Well, this kind of event would trigger a climate catastrophe where you dump huge amounts of carbon dioxide into the atmosphere. The planet would be driven into what we call a runaway greenhouse state, you would start to lose your water. And as you lose your water, your subducting plate tectonics, which give Earth its carbon cycle and nitrogen cycle and keep the atmospheric pressure in balance, shut down. You end up in a stagnant or single-plate mode as we call it. There is no longer any volatile cycling. It becomes a one-way process, so you only have outgassing. You have no subduction, you have no way to pull gases out of the atmosphere as Earth does today. And that is why Venus ended up in the state it is today.

You are talking about climate change and the role of carbon-dioxide in inducing a runaway greenhouse state, so is there any possibility that what we see on Venus could be a glimpse into the future of Earth?
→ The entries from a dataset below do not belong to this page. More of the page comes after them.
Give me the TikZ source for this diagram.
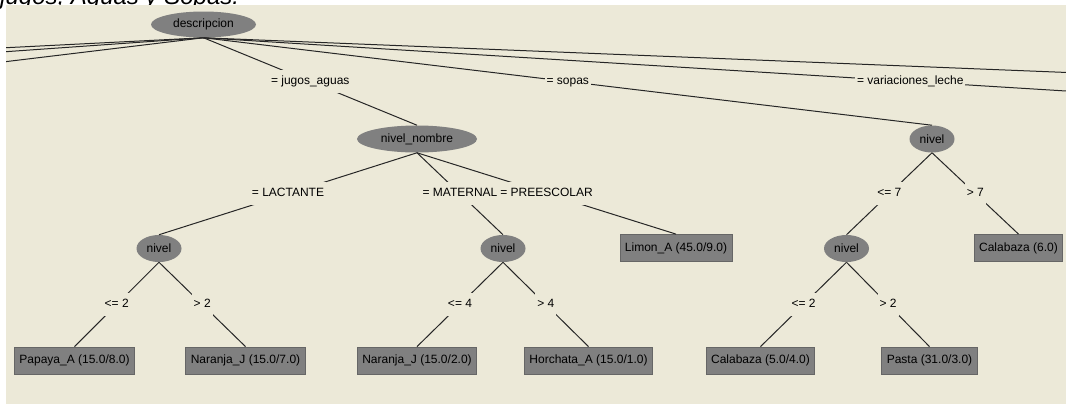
\documentclass[tikz,border=0pt]{standalone}
\usepackage{fontspec}
\setmainfont{Liberation Sans}
\usetikzlibrary{shapes.geometric}
\definecolor{panel}{HTML}{ECE9D8}
\definecolor{nodegray}{HTML}{808080}
\definecolor{nodeline}{HTML}{666666}
\begin{document}
\begin{tikzpicture}[
    x=0.75pt, y=-0.75pt,
    edge/.style={draw=black!85, line width=0.75pt},
    attr/.style={ellipse, fill=nodegray, inner sep=0pt, minimum height=20.25pt, font=\fontsize{9}{10}\selectfont},
    leaf/.style={rectangle, fill=nodegray, draw=nodeline, line width=0.6pt, inner xsep=3.75pt, inner ysep=0pt, minimum height=20.25pt, font=\fontsize{9}{10}\selectfont},
    cond/.style={fill=panel, inner xsep=1.5pt, inner ysep=0pt, minimum height=17.25pt, text height=6.5pt, text depth=1.9pt, font=\fontsize{9}{10}\selectfont},
  ]
    \useasboundingbox (0,0) rectangle (1066,404);
    % cut caption above the screenshot, then the panel
    \node[anchor=base west, inner sep=0pt, font=\fontsize{18}{20}\selectfont\itshape] (caption) at (0,4.5) {jugos, Aguas y Sopas.};
    \fill[panel] (6,5) rectangle (1066,404);
    % split nodes
    \node[attr, minimum width=78.75pt, minimum height=19.5pt] (root) at (203.5,24.5) {descripcion};
    \node[attr, minimum width=90pt] (nn) at (417,139) {nivel\_nombre};
    \node[attr, minimum width=33.75pt] (nivR) at (932,139) {nivel};
    \node[attr, minimum width=33.75pt] (nivA) at (159,248.5) {nivel};
    \node[attr, minimum width=33.75pt] (nivB) at (503,248.5) {nivel};
    \node[attr, minimum width=33.75pt] (nivC) at (846.5,248.5) {nivel};
    % leaves
    \node[leaf] (limon) at (676,248) {Limon\_A (45.0/9.0)};
    \node[leaf] (cal6) at (1018.5,248) {Calabaza (6.0)};
    \node[leaf] (papaya) at (74.5,360.5) {Papaya\_A (15.0/8.0)};
    \node[leaf] (naranja7) at (245.5,360.5) {Naranja\_J (15.0/7.0)};
    \node[leaf] (naranja2) at (417,360.5) {Naranja\_J (15.0/2.0)};
    \node[leaf] (horchata) at (588.5,360.5) {Horchata\_A (15.0/1.0)};
    \node[leaf] (cal5) at (760.5,360.5) {Calabaza (5.0/4.0)};
    \node[leaf] (pasta) at (929.5,360.5) {Pasta (31.0/3.0)};
    % root branches that run off the panel
    \begin{scope}
      \clip (6,5) rectangle (1066,404);
      \foreach \n/\x in {offA/-1530, offB/-1035, offC/-519, offD/2373} {
        \coordinate (\n) at (\x,125);
        \draw[edge] (root.south) -- (\n);
      }
      \coordinate (offV) at (1617,125);
      \draw[edge] (root.south) -- node[cond] (lVar) {= variaciones\_leche} (offV);
    \end{scope}
    % branches with their test labels
    \draw[edge] (root.south) -- node[cond] (lJug) {= jugos\_aguas} (nn.north);
    \draw[edge] (root.south) -- node[cond] (lSop) {= sopas} (nivR.north);
    \draw[edge] (nn.south) -- node[cond] (lLac) {= LACTANTE} (nivA.north);
    \draw[edge] (nn.south) -- node[cond] (lMat) {= MATERNAL} (nivB.north);
    \draw[edge] (nn.south) -- node[cond] (lPre) {= PREESCOLAR} (limon.north);
    \draw[edge] (nivR.south) -- node[cond] (lLe7) {<= 7} (nivC.north);
    \draw[edge] (nivR.south) -- node[cond] (lGt7) {> 7} (cal6.north);
    \draw[edge] (nivA.south) -- node[cond] (lLe2a) {<= 2} (papaya.north);
    \draw[edge] (nivA.south) -- node[cond] (lGt2a) {> 2} (naranja7.north);
    \draw[edge] (nivB.south) -- node[cond] (lLe4) {<= 4} (naranja2.north);
    \draw[edge] (nivB.south) -- node[cond] (lGt4) {> 4} (horchata.north);
    \draw[edge] (nivC.south) -- node[cond] (lLe2c) {<= 2} (cal5.north);
    \draw[edge] (nivC.south) -- node[cond] (lGt2c) {> 2} (pasta.north);
\end{tikzpicture}
\end{document}
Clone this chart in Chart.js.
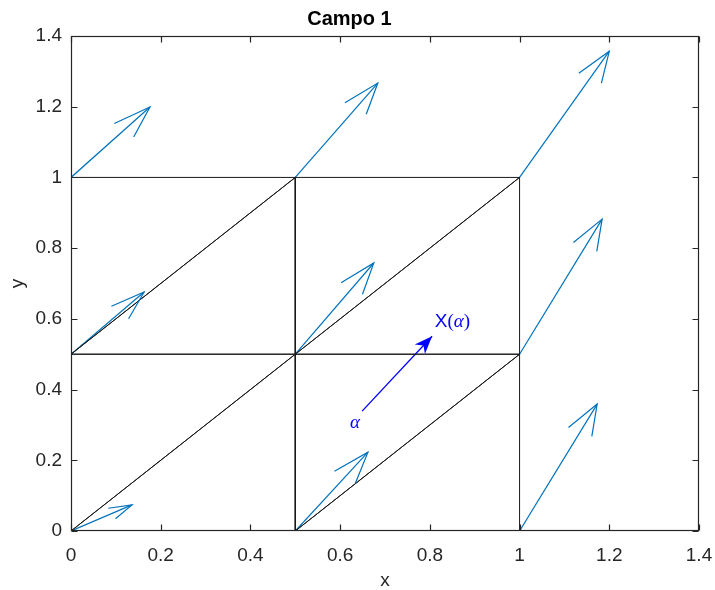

I think it’s very difficult to compare these two worlds in this sense because the state Venus is in today took hundreds of millions of years to get to. On Earth we have very serious short term problems, but to get to Venus’s state would require something much more catastrophic. I mean, our planet is in a very sensitive balancing state and we are doing some very terrible things, but getting to Venus’ state requires a very large scale geological process. So it’s not directly comparable. There are some lessons for us on how climates evolve that have had large amounts of carbon dioxide loaded into their atmosphere, but we’re talking about orders of magnitude more carbon dioxide than we are currently loading into the atmosphere. So it’s a difficult comparison to make. I know people want to make it because it’s compelling, but in that respect the event that occurred on Venus and the things currently happening on Earth are not directly comparable.